– Похоже, скорей, на нормальное жилье, а не на камеру, – сказал я.
Он зевнул.
– А что вы хотите? Ведь сама Лубянская тюрьма – бывшая гостиница. Дух дореволюционный вытравили, но стены и полы не переделать.
Он замолчал и отвернулся от меня. Я разлегся на нарах. Ко мне подошел старичок – узбек или таджик – и присел рядом.
– Слушай, тебя обыскивали? – Он для осторожности понизил голос. Он хорошо говорил по-русски. – И нашли?
– Ничего не нашли, – ответил я. – Что у меня можно найти?
– И у меня не нашли, – объявил он с тихой радостью. – Между пальцами искали, а я его прилепил к подошве. Вот посмотри – опий. Из Самарканда вез.
Он показал мне грязноватую лепешку. Я подержал ее и понюхал. От лепешки шел нехороший запах – то ли ее собственный, то ли ноги, к которой она была прикреплена. Я спросил:
– Зачем вам опий?
– Не могу, – сказал он печально. – Умру без него. На неделю хватит, а потом – конец!
– Что же вы сделаете, когда кончится ваш опий?
– Что сделаю, что сделаю… Ничего не сделаю. Скажу хозяину – пиши на меня что хочешь, только отпусти Из тюрьмы.
– А если из тюрьмы выпустят в лагерь?
– В лагере хорошо. Уже был, знаю.

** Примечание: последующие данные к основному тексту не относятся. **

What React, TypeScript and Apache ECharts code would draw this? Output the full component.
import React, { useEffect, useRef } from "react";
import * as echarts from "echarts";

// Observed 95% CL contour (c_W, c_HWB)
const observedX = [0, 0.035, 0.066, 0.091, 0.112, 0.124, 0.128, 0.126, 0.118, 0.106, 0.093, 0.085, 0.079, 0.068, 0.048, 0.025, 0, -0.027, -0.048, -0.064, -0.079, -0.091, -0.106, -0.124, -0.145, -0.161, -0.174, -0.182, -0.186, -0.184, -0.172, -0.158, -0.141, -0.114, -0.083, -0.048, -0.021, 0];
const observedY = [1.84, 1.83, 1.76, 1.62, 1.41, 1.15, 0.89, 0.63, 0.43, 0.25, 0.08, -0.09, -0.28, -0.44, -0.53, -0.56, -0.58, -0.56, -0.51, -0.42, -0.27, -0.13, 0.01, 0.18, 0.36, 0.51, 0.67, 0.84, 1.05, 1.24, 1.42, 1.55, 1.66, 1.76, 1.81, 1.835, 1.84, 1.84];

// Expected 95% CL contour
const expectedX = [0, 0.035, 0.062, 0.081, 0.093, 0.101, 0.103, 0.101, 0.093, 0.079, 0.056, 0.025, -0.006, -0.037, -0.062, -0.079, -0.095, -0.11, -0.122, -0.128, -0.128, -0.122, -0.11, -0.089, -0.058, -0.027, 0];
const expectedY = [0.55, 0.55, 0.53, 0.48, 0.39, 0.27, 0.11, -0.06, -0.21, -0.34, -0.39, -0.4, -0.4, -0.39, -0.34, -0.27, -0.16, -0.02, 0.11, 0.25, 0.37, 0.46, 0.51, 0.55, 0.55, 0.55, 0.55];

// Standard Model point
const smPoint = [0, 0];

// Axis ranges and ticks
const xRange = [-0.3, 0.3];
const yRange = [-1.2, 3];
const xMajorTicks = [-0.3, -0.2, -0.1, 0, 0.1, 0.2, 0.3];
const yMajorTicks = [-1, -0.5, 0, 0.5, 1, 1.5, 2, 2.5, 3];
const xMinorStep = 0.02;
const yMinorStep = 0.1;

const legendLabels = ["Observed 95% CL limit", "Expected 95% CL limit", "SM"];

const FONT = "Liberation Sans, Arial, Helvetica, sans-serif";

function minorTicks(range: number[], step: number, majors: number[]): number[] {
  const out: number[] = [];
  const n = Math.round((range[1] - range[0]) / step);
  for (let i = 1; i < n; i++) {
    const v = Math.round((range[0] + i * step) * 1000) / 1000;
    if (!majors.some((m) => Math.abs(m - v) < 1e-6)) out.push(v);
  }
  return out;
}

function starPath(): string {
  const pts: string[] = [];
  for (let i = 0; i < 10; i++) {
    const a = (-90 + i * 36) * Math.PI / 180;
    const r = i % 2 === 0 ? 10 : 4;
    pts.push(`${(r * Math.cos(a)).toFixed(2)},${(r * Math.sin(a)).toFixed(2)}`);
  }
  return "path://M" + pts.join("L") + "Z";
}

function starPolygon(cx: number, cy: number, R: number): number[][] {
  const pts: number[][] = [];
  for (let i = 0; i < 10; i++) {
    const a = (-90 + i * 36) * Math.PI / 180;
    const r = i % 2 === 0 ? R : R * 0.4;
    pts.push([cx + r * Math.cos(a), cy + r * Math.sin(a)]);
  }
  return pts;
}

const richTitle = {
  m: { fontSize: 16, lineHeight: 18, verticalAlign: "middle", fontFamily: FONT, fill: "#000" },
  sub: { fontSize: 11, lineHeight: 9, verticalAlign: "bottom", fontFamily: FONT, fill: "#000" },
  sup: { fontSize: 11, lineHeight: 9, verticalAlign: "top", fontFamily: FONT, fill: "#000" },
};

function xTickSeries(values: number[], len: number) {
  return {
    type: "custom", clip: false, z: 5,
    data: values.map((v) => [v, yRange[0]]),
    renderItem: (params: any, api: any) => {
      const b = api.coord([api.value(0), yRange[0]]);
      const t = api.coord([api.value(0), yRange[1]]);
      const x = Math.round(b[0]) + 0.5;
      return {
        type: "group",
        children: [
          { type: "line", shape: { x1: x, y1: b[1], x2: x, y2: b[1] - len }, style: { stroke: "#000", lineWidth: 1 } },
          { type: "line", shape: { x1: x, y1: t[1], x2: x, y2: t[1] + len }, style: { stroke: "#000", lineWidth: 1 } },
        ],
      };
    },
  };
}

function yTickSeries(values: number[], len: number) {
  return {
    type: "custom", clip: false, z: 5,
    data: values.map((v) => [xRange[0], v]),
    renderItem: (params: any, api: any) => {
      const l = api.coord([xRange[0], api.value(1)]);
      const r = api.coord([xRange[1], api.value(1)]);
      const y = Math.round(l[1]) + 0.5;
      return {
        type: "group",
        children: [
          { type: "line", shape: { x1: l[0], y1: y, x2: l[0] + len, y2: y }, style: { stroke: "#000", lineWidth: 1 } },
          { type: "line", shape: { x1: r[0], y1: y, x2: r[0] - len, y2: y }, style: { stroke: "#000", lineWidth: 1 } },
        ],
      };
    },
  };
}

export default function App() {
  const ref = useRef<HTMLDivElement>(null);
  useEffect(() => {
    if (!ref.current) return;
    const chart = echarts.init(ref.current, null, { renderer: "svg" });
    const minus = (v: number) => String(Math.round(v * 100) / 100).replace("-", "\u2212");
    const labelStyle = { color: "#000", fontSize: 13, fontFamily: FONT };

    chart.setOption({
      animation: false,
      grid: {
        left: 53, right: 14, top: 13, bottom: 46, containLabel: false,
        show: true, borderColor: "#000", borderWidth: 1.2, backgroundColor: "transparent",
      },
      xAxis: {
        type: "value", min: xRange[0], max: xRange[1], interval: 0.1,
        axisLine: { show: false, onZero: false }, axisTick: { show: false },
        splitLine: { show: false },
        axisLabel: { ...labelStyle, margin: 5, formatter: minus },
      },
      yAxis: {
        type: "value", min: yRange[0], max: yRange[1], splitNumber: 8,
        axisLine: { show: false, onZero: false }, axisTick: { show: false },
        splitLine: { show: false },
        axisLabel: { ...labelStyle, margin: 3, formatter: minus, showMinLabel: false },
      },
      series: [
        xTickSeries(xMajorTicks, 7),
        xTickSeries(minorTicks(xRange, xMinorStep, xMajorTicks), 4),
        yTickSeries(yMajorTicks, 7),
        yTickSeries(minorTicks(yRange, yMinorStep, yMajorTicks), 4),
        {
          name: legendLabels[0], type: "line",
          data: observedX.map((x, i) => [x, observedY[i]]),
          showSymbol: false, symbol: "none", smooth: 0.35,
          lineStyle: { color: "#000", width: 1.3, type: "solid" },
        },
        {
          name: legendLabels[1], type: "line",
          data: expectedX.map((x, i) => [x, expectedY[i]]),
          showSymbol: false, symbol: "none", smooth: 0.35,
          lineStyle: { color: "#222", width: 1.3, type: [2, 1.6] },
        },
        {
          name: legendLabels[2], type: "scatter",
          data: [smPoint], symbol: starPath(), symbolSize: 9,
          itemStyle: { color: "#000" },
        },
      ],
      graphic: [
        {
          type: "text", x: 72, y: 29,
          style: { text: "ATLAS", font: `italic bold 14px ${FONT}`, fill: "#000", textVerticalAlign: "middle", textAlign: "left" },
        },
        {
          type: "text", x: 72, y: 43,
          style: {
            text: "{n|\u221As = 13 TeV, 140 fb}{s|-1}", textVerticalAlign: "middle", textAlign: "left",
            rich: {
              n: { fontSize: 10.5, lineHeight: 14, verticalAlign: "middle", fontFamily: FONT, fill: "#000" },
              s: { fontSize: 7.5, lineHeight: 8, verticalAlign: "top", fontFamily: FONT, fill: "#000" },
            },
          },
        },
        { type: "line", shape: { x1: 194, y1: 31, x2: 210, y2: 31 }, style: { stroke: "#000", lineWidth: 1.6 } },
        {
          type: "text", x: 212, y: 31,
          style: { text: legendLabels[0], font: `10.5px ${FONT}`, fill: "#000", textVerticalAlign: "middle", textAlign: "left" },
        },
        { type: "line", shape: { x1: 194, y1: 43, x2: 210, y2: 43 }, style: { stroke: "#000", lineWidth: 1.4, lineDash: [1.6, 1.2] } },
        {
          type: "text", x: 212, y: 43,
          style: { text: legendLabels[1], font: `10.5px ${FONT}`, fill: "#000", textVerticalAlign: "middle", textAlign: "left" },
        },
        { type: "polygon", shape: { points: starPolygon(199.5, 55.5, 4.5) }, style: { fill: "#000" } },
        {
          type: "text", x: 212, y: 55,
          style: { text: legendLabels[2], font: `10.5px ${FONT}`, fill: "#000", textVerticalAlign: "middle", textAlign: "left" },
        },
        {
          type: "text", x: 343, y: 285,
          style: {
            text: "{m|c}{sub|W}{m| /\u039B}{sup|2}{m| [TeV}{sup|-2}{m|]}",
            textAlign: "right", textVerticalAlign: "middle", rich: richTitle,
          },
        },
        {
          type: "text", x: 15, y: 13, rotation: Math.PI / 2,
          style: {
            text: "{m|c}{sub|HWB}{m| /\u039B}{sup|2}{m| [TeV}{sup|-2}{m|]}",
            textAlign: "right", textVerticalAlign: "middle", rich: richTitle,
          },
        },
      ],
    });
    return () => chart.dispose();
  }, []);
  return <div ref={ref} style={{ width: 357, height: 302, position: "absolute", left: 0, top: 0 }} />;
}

Из Самарканда пришлют посылку. Опять буду жить.
Он отошел, я задремал. В камере было жарко и душно. Меня бил малярийный приступ. В голове путались тюремная комната и широкий сияющий мир. Я шел по площади, которую окантовали три разноликих храма – высокая готика, противоестественно слитая с гармоничной античностью, стремящиеся к небу башни и томно раскинувшиеся строенья с колоннами, словно выросшими из земли. Никогда в реальной жизни я не видел такого прекрасного архитектурного сумбура, это было сновидение, но из тех, что повторяются, – много лет оно потом возникало во мне, почти не меняясь.
Меня осторожно потряс за плечо холеный сосед.

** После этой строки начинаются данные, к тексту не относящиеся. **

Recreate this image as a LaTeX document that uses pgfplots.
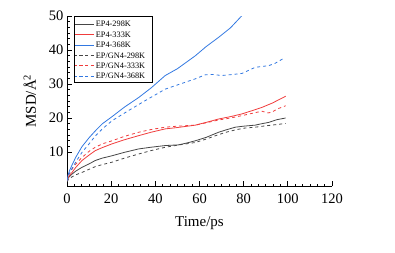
\documentclass[border=0pt]{standalone}
\usepackage{fontspec}
\setmainfont{Liberation Serif}
\usepackage{pgfplots}
\pgfplotsset{compat=1.18}
\definecolor{cblk}{RGB}{70,70,70}
\definecolor{cred}{RGB}{240,60,60}
\definecolor{cblu}{RGB}{50,120,225}
\newcommand\solidline[1]{\textcolor{#1}{\rule[0.26em]{20pt}{1pt}}}
\newcommand\dashline[1]{\textcolor{#1}{\rule[0.26em]{3.2pt}{1pt}\hspace{2.4pt}\rule[0.26em]{3.2pt}{1pt}\hspace{2.4pt}\rule[0.26em]{3.2pt}{1pt}\hspace{2.4pt}\rule[0.26em]{3.2pt}{1pt}}}
\begin{document}
\begin{tikzpicture}[x=1pt,y=1pt]
\path[use as bounding box] (0,0) rectangle (395,252);
\begin{axis}[
  at={(67pt,66pt)}, anchor=south west,
  width=265pt, height=170pt, scale only axis,
  xmin=0, xmax=120, ymin=0, ymax=50,
  axis x line*=bottom, axis y line*=left,
  axis line style={line width=0.8pt,-},
  tick align=inside,
  xtick={0,20,...,120}, ytick={10,20,...,50},
  minor x tick num=5, minor y tick num=5,
  major tick length=5pt, minor tick length=2.5pt,
  tick style={line width=0.7pt,black},
  /pgf/number format/assume math mode=true,
  ticklabel style={font=\fontsize{14.5}{14.5}\selectfont},
  xticklabel style={yshift=-4pt},
  xlabel={Time/ps}, ylabel={MSD/Å\textsuperscript{2}},
  label style={font=\fontsize{15}{15}\selectfont},
  xlabel style={yshift=-6pt},
  ylabel style={yshift=6pt},
  clip=true,
  legend style={at={(0.012,0.99)}, anchor=north west, draw=none, fill=none,
    font=\fontsize{8.3}{8.3}\selectfont, row sep=-0.6pt, inner sep=1.5pt},
  legend cell align=left,
  legend image code/.code={},
  every axis plot/.append style={line width=0.8pt},
]
\addplot[color=cblk] coordinates {(0,1.5) (0.5,2.3) (1,2.7) (2.3,3.5) (4,4.4) (6.8,5.5) (10,6.5) (12.8,7.5) (16,8.2) (20.4,8.9) (26,9.9) (32.4,10.9) (38,11.4) (44.5,11.9) (50.5,12.1) (54,12.6) (58.1,13.3) (63,14.3) (68.6,15.8) (72,16.5) (76.2,17.3) (80,17.6) (85.2,17.9) (88,18.3) (91.3,18.7) (95,19.5) (99,20.0)};
\addlegendentry{\solidline{cblk}\hspace{2pt}EP4-298K}
\addplot[color=cred] coordinates {(0,1.5) (0.5,2.5) (1,3) (2.3,4) (4,5.5) (6.8,7.5) (10,9.1) (12.8,10.4) (16,11.3) (20.4,12.4) (26,13.6) (32.4,14.8) (38,15.8) (44.5,16.8) (50,17.2) (58.1,17.9) (63,18.7) (68.6,19.7) (74,20.4) (79.2,21.2) (84,22.2) (88.2,23.1) (93,24.4) (99,26.4)};
\addlegendentry{\solidline{cred}\hspace{2pt}EP4-333K}
\addplot[color=cblu] coordinates {(0,1.5) (0.5,3.3) (1,4.3) (2.3,6.2) (4,8.5) (6.8,11.6) (10,14.2) (12.8,16.2) (16,18.3) (20.4,20.4) (26,23.2) (32.4,26.0) (38,28.8) (44.5,32.5) (50,34.5) (58.1,38.3) (63,41) (68.6,43.7) (74,46.5) (79.2,50.1) (81,51.5)};
\addlegendentry{\solidline{cblu}\hspace{2pt}EP4-368K}
\addplot[color=cblk, dashed] coordinates {(0,1.2) (0.5,1.8) (1,2.1) (2.3,2.7) (4,3.3) (6.8,4.0) (10,4.9) (12.8,5.7) (16,6.3) (20.4,7.0) (26,8.2) (32.4,9.4) (38,10.4) (44.5,11.4) (50,12.0) (58.1,12.8) (63,13.8) (68.6,15.1) (72,15.8) (76.2,16.5) (80,17.0) (85.2,17.3) (90,17.7) (94,18.0) (99,18.4)};
\addlegendentry{\dashline{cblk}\hspace{2pt}EP/GN4-298K}
\addplot[color=cred, dashed] coordinates {(0,1.5) (0.5,2.8) (1,3.5) (2.3,5) (4,6.5) (6.8,8.4) (10,10.2) (12.8,11.4) (16,12.4) (20.4,13.3) (26,14.6) (32.4,15.8) (38,16.6) (44.5,17.3) (50,17.6) (58.1,17.9) (63,18.6) (68.6,19.4) (74,20) (79.2,20.7) (84,21.4) (88.2,22) (91,21.5) (92.8,21.7) (95,22.6) (99,23.6)};
\addlegendentry{\dashline{cred}\hspace{2pt}EP/GN4-333K}
\addplot[color=cblu, dashed] coordinates {(0,1.5) (0.5,2.9) (1,3.6) (2.3,5.2) (4,7.1) (6.8,9.9) (10,12.4) (12.8,14.7) (16,16.8) (20.4,19.2) (27.9,22.2) (35.4,25.1) (44.5,28.5) (53.5,30.5) (58,31.5) (62.6,32.7) (66,32.8) (70.1,32.5) (75,32.8) (79.2,33.1) (85.2,34.9) (91.3,35.4) (94,36) (98,37.5)};
\addlegendentry{\dashline{cblu}\hspace{2pt}EP/GN4-368K}
\end{axis}
\draw[line width=0.6pt] (74,170) rectangle (152,236);
\end{tikzpicture}
\end{document}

– Вы не спите? – сказал он, убедившись, что я проснулся. – Хочется поговорить. Знаете, иные мысли – хуже пули, так пронзают. Мне от вышки не уйти, только я их обману, умру раньше, чем поведут на расстрел. У меня рак желудка, и очень запущенный.
– На больного раком вы не похожи, – заметил я.
– Что – не худой, не изможденный, да? Так ведь болезнь идет по-разному, а в литературе все пишут одной краской. Вот Горького взять – классик, да? И знающий литератор, правда? А как соврал о Егоре Булычове! Когда рак желудка, человек в приступе только об одном думает – найти бы позу, чтоб меньше болело, замереть, застыть в ней. А у него Егор в приступе орет, топает ногами, всячески бушует – преодолевает, мол, ощущение боли. Вздор же! Нет, мне долго не протянуть.
– А почему вы решили, что вам грозит вышка?
– А чего ждать другого? Я – главный инженер строящейся автострады Москва – Минск, первой в стране. У такого человека все на виду, всякое лычко шьется в строку. Мои старые друзья – где они? С Промпартией поступили еще мягко, сейчас расчеты куда жестче. Впрочем, пошлем к черту нашу арестантскую судьбу. Поговорим о чем-нибудь поинтересней. Вы музыку любите? Я так и думал. А Шостакович вам по душе? Статейку эту – «Сумбур в музыке» – читали? Очень, очень хлестко! Чувствуется властительная рука. Выпороли молодца перед всей честной публикой, не пожалели ни юных лет, ни дарования. А я вам скажу вот что. Если и будет в советской музыке потом что-нибудь великое, то его создаст публично высеченный Шостакович. Только бы он снес порку, а это под вопросом. Помните, как в «Городе Глупове» один генерал, посетив какую-то древнюю старушенцию, философски изрек: «По-моему, и десяти розог она не выдержит!» И ведь прав генерал со своей глубокой гносеологией – не вынесла бы та старушка десяти розог, не вынесла! Дай Бог, чтобы Шостакович вынес. У вас закрываются глаза. Ладно, спите, спите, больше мешать не буду.